The race to next
Reading the surface and shifting conditions to find traction, momentum, and advantage is a lesson that is increasingly relevant in this moment of accelerating change.
In December 1979, I started a company because I wanted to drive my own race to what was next. There was no master plan — just instinct and curiosity. I believed that if you aligned yourself with a high-performance culture — one with real emotional and intellectual gravitas — you could feel the future forming before it announced itself.
Better yet, you could shape it.
That intention led to collaborations with brands and organizations that define motorsports and mobility. It led to the creation of RACER magazine in 1992, RACER.com in 1997, and decades spent inside the intensely competitive realms of racing, media, and technology.
In 2006, when acceleration was unmistakable, we leaned into it again — reshaping IMSA, helping define the Centennial era of the Indianapolis Motor Speedway, and moving early into video-forward storytelling, including work that supported Tesla’s global debut of the Model S.
Now, in 2026, we’re back on the grid — not nostalgic, but sharpened. Pfanner Communications 3.0 is once again competing in the relentless race to next. This race, however, is different.
Finding the edge
Racing taught me something fundamental: the surface is never static. What works today can feel wrong tomorrow, and if you don’t sense that shift early, someone else will. The edge isn’t a performance trick. It’s awareness — curiosity refined into disciplined thinking and anchored in context.
That lesson feels unusually relevant now.
We’re not in a cycle. We’re in a redefinition. Influence has decentralized. The media gatekeepers who once controlled distribution no longer command it. A single creator with clarity can outrun an institution built over decades. Brands speak directly to audiences at scale. Storytelling isn’t marketing — it’s infrastructure.
And underneath it all is a simple truth: your audience owns you. In sports, in entertainment, in life. Their attention is voluntary. Their loyalty is conditional. Their trust is earned repeatedly through behavior. Brands aren’t defined by mission statements, but by what they do when pressure rises.
We are all now in the inspiration business — curiosity, passion, relevance, trust, belief. Without those, nothing endures.
From devotion to co-creation
There was a time when building something worthy of devotion was enough. That still matters.
But today the deeper win comes when something is built with the audience, not simply for them. Shared meaning. Emotional connection. Intellectual respect. The organizations that understand this aren’t chasing impressions; they’re building resonance.
There is also a dividing line emerging.
The moment a leader believes there is more to protect than to pursue, forward motion slows. In racing, driving not to lose is how you lose. In business, it often looks like caution disguised as wisdom.

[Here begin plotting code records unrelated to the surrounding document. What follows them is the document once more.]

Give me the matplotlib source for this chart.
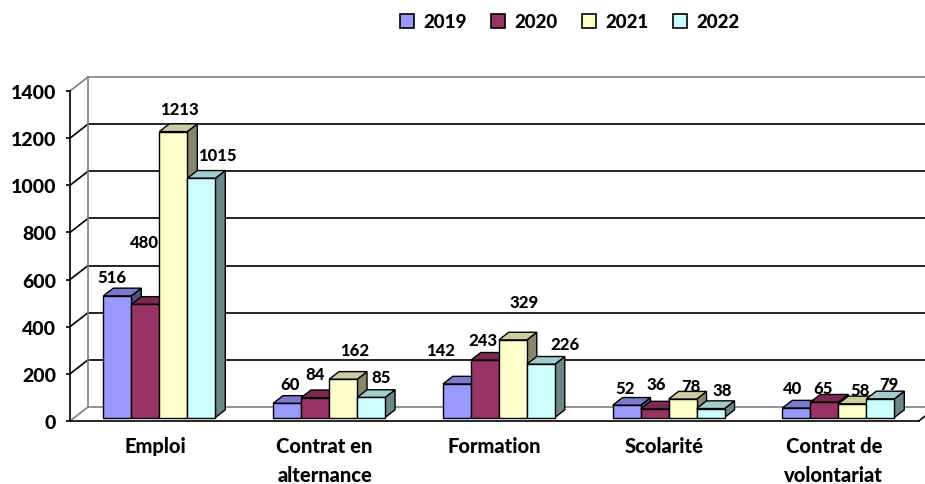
import matplotlib
matplotlib.use("Agg")
import matplotlib.pyplot as plt
from matplotlib.patches import Polygon, Patch
from matplotlib.colors import to_rgb

plt.rcParams["font.family"] = ["Lato", "DejaVu Sans"]
WEIGHT = 900

categories = ["Emploi", "Contrat en\nalternance", "Formation", "Scolarité", "Contrat de\nvolontariat"]
years = ["2019", "2020", "2021", "2022"]
v2019 = [516, 60, 142, 52, 40]
v2020 = [480, 84, 243, 36, 65]
v2021 = [1213, 162, 329, 78, 58]
v2022 = [1015, 85, 226, 38, 79]
series = [v2019, v2020, v2021, v2022]
yticks = [0, 200, 400, 600, 800, 1000, 1200, 1400]

colors = ["#9999FF", "#993366", "#FFFFCC", "#CCFFFF"]

# Excel puts the 3D data labels a bit anywhere, nudges in pixels per series
label_dx = [[-5, 3, -16, -2, -4], [-1, 0, -2, 1.5, -1],
            [6, 11, 11.5, 8, 8], [16, 10, 24.5, 12, 8]]
label_dy = [[19, 19, 34, 17, 20], [62, 24, 20, 25, 14],
            [23, 29, 38, 13, 14], [23, 20, 20, 18.5, 15]]

# fake 3D: depth offset of the walls in data units
PX_X = 169.75            # pixels per category
PX_Y = 330 / 1400        # pixels per value unit
DX = 18 / PX_X
DY = 14 / PX_Y
D0, D1 = 0.25, 0.8       # bar front / back depth
BW = 28 / PX_X
GRAY = "#808080"


def proj(x, v, d):
    return (x + DX * d, v + DY * d)


def shade(c, f):
    r, g, b = to_rgb(c)
    return (r * f, g * f, b * f)


fig = plt.figure(figsize=(9.25, 4.85), dpi=100)
ax = fig.add_axes([70 / 925, 63 / 485, 855 / 925, 330 / 485])
ax.set_xlim(-0.5, -0.5 + 855 / PX_X)
ax.set_ylim(0, 1400)

# walls and grid
xl_wall = -0.5
x_back_left = xl_wall + DX
x_far = 6
for t in yticks:
    col = GRAY if t in (0, 1400) else "black"
    ax.plot([xl_wall, x_back_left], [t, t + DY], color=col, lw=1.2, clip_on=False, zorder=1)
    ax.plot([x_back_left, x_far], [t + DY, t + DY], color=col, lw=1.2, clip_on=False, zorder=1)
ax.plot([x_back_left, x_back_left], [DY, 1400 + DY], color=GRAY, lw=1.2, clip_on=False, zorder=1)
# right end of the floor
ax.plot([4.5, 4.5 + DX], [0, DY], color="black", lw=1.2, clip_on=False, zorder=1)

# bars
for i in range(len(categories)):
    for k, vals in enumerate(series):
        v = vals[i]
        xl = i + (k - 2) * BW
        xr = xl + BW
        z = 3 + i + k * 0.1
        front = [proj(xl, 0, D0), proj(xr, 0, D0), proj(xr, v, D0), proj(xl, v, D0)]
        top = [proj(xl, v, D0), proj(xr, v, D0), proj(xr, v, D1), proj(xl, v, D1)]
        side = [proj(xr, 0, D0), proj(xr, v, D0), proj(xr, v, D1), proj(xr, 0, D1)]
        for pts, f in ((side, 0.53), (top, 0.8), (front, 1.0)):
            ax.add_patch(Polygon(pts, closed=True, facecolor=shade(colors[k], f),
                                 edgecolor="black", lw=1.0, joinstyle="miter",
                                 clip_on=False, zorder=z))
        ax.annotate(str(v), proj(xl + BW / 2, v, D0),
                    xytext=(label_dx[k][i], label_dy[k][i]), textcoords="offset pixels",
                    ha="center", va="center", fontsize=12, fontweight=WEIGHT,
                    zorder=20, annotation_clip=False)

for s in ("top", "right"):
    ax.spines[s].set_visible(False)
ax.spines["left"].set_bounds(0, 1400)
ax.spines["bottom"].set_bounds(-0.5, 4.5)
ax.spines["left"].set_linewidth(1.2)
ax.spines["bottom"].set_linewidth(1.2)
ax.patch.set_alpha(0)

ax.set_yticks(yticks)
ax.set_yticklabels([str(t) for t in yticks], fontsize=14, fontweight=WEIGHT)
ax.tick_params(axis="y", length=3, width=1.2, pad=7)
ax.set_xticks(range(len(categories)))
ax.set_xticklabels(categories, fontsize=14.5, fontweight=WEIGHT, linespacing=1.6)
ax.tick_params(axis="x", length=0, pad=11)

handles = [Patch(facecolor=c, edgecolor="black", lw=1.2) for c in colors]
fig.legend(handles, years, loc="center", bbox_to_anchor=(0.616, 0.953), ncol=4,
           frameon=False, handlelength=0.75, handleheight=0.75, handletextpad=0.5,
           columnspacing=1.3, prop={"size": 13.5, "weight": WEIGHT})

fig.savefig("out.png", dpi=100)
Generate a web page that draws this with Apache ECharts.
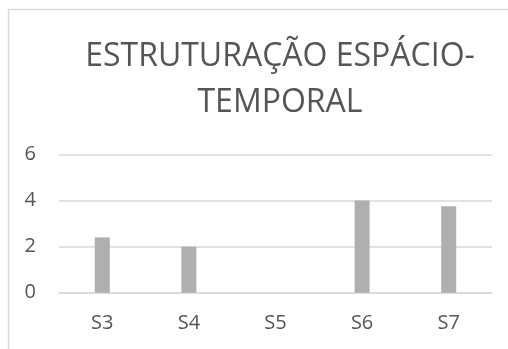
<!DOCTYPE html>
<html>
<head>
<meta charset="utf-8">
<script src="https://cdn.jsdelivr.net/npm/echarts@6/dist/echarts.min.js"></script>
<style>
  html, body { margin: 0; padding: 0; background: #ffffff; }
  #chart { width: 508px; height: 349px; }
</style>
</head>
<body>
<div id="chart"></div>
<script>
// Sessions and scores for the "spatio-temporal structuring" item
const categories = ['S3', 'S4', 'S5', 'S6', 'S7'];
const scores = [2.4, 2, 0, 4, 3.75];
const yTicks = { min: 0, max: 6, interval: 2 };

const FONT = '"Open Sans", sans-serif';
const TEXT = '#555555';
const LINE = '#d9d9d9';

const chart = echarts.init(document.getElementById('chart'), null, { renderer: 'canvas' });

chart.setOption({
  animation: false,
  backgroundColor: '#ffffff',
  title: {
    text: 'ESTRUTURAÇÃO ESPÁCIO-\nTEMPORAL',
    left: 275,
    top: 29,
    textAlign: 'center',
    textStyle: {
      fontFamily: FONT,
      fontSize: 32,
      fontWeight: 'normal',
      color: TEXT,
      lineHeight: 46
    }
  },
  graphic: [{
    type: 'rect',
    silent: true,
    shape: { x: 8.5, y: 9.5, width: 560, height: 400 },
    style: { fill: 'none', stroke: LINE, lineWidth: 1.5 }
  }],
  grid: { left: 59, right: 16, top: 154.5, bottom: 56.3, containLabel: false },
  xAxis: {
    type: 'category',
    data: categories,
    axisLine: { show: true, lineStyle: { color: LINE, width: 1.5 } },
    axisTick: { show: false },
    axisLabel: { color: TEXT, fontFamily: FONT, fontSize: 20, margin: 21 }
  },
  yAxis: {
    type: 'value',
    min: yTicks.min,
    max: yTicks.max,
    interval: yTicks.interval,
    axisLine: { show: false },
    axisTick: { show: false },
    splitLine: { lineStyle: { color: LINE, width: 1.5 } },
    axisLabel: { color: TEXT, fontFamily: FONT, fontSize: 20, margin: 23 }
  },
  series: [{
    type: 'bar',
    data: scores,
    barWidth: 15,
    itemStyle: { color: '#afafaf' }
  }]
});
</script>
</body>
</html>
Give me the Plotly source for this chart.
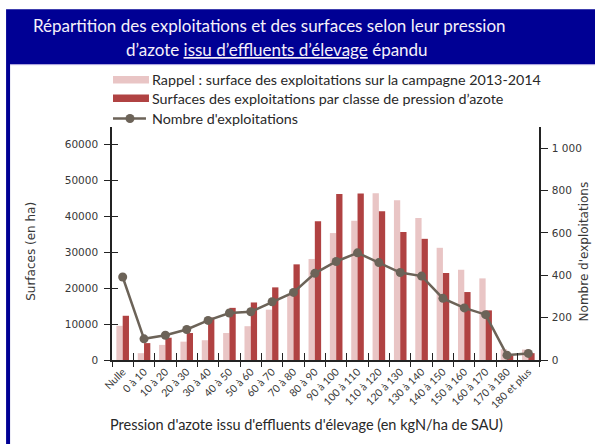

Progress favors those willing to lean forward and take risks.
The restart
This moment feels like a late-race restart.
Everything learned up to now matters — the wins, the mistakes, the misreads. Experience sharpens instinct. Pattern recognition accelerates awareness. But experience does not guarantee outcome.
I don’t know what will ultimately win in this new alignment of power, technology, and culture. None of us do.
What I do know is that life, business, and racing are learning systems.
Learning compounds when perspective multiplies.
No serious race team relies on one voice. The driver feels something. The engineer sees something else. The strategist reads the moment differently. Advantage comes from tension resolved intelligently.
That’s why I truly value my teammates in this closing stint.
Bill Sparks brings competitive clarity. He sees leverage forming — and slipping — without sentiment.
Bill Long brings structural depth. He understands how organizations hold under pressure and how governance either sharpens judgment or blurs it.
I work the connective tissue — narrative, positioning, pattern recognition — sensing where alignment is tightening and where it’s separating.
Together, that triangulation sharpens focus to create advantage.. This is why our company is now known as Pfanner advantage.
Disciplined clarity
What Pfanner advantage represents now is disciplined clarity at consequential moments — the discipline to sit inside complexity and connect structure with story so behavior aligns with belief.
In a redefinition cycle, clarity compounds.
Advantage rarely belongs to the loudest voice. It belongs to the clearest mind — the one willing to recognize reality early and move decisively.
Victory travels at the speed of thought — converted into action — that creates advantage.
If this feels familiar, you already know why.
Onward to the next lap.
Paul Pfanner has spent more than five decades navigating change at the intersection of sport, mobility, media, and brand strategy. A serial founder, builder and CEO, he has guided organizations through structural resets from print to digital to AI. In the Shift Happens blog, he explores relevance, judgment, and the discipline required when timing matters.